William L. Saunders, Jr. is Senior Fellow and Director of the Family Research Council's Center for Human Life and Bioethics. A graduate of Harvard Law School, Mr. Saunders also serves as human rights counsel at FRC and directs the Council’s UN work and international activities. Mr. Saunders was appointed by President Bush to serve on the United States delegation to the UN Special Session on Children in 2001/02. He is Vice Chair for Religious Liberty for the Federalist Society and a member of the Board of Advisors of the Center for Law, Philosophy and Culture at the Catholic University of America.
Professor Muqtedar Khan is Assistant Professor of Political Science and International Relations at the University of Delaware. He earned his Ph.D. in International Relations, Political Philosophy, and Islamic Political Thought, from Georgetown University. Dr. Khan is also associated with the Center for the Study of Islam and Democracy and the Institute for Social Policy and Understanding.

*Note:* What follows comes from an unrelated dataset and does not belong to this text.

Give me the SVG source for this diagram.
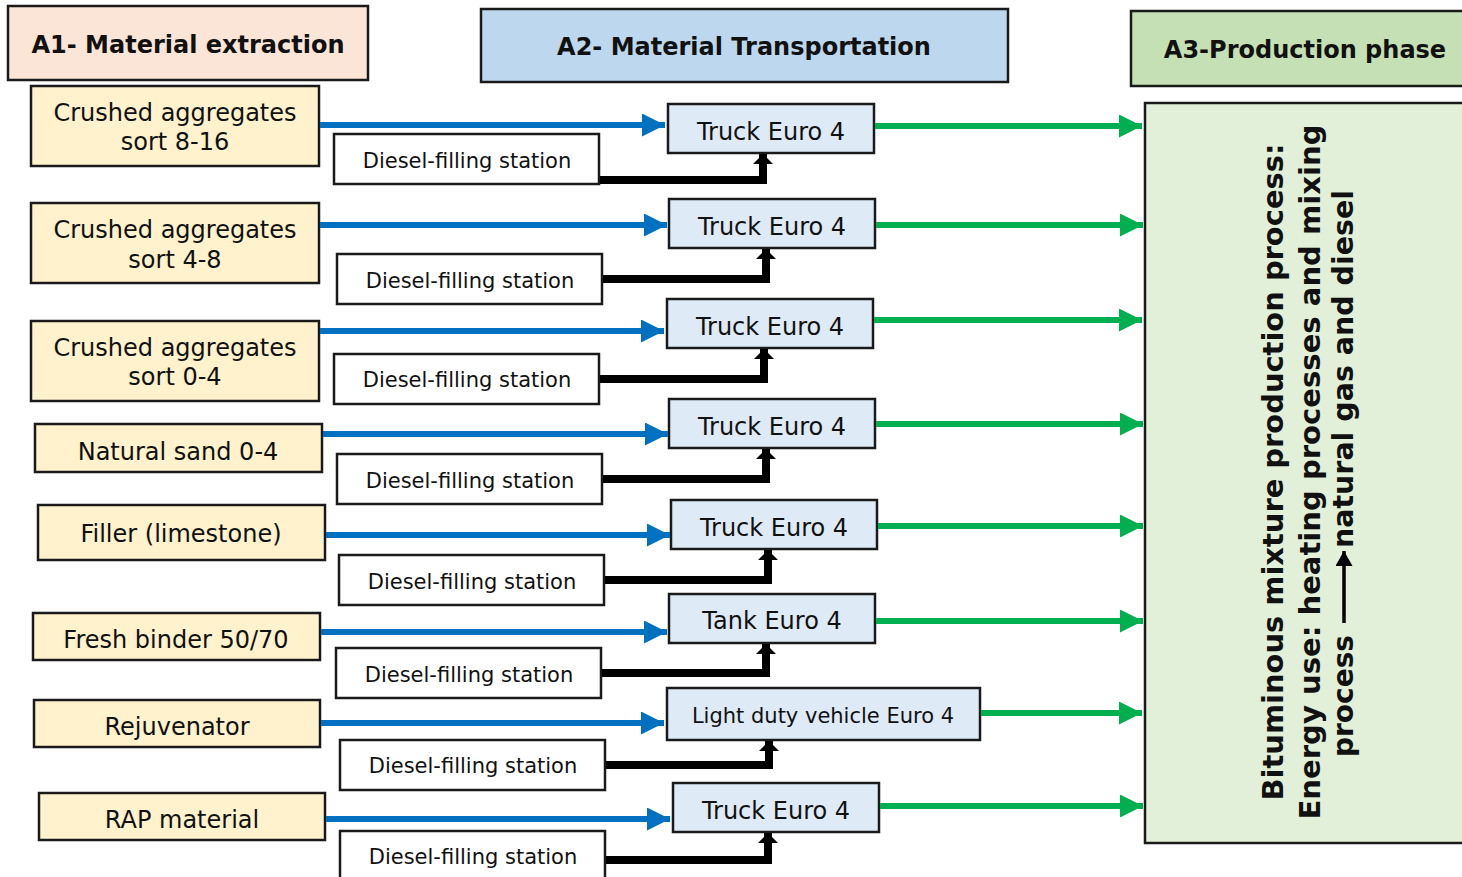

He has been the President, Vice President and General Secretary of the Association of Muslim Social Scientists.
Intisar Rabb received her JD from the Yale Law School and is a PhD candidate at Princeton University, where she focuses on comparative American and Islamic legal interpretation. Most recently, she served as a law clerk to the Honorable Judge Thomas Ambro of the United States Court of Appeals for the Third Circuit, and this year, she is a Fellow at Princeton University's Center for Human Values. Part of her work has involved an assessment of Islamic law and democracy in Muslim countries---for which an article is forthcoming in the University of Pennsylvania Journal of Constitutional Law: "We the Jurists: Islamic Constitutionalism in Iraq." Intisar is a 1999 graduate from Georgetown's College with an honors degree in Government and Arabic.
Moderated by Professor Thomas Farr, first Director of the State Department's Office for International Religious Freedom (1999-2003), Visiting Professor in the School of Foreign Service and Berkley Center at Georgetown University.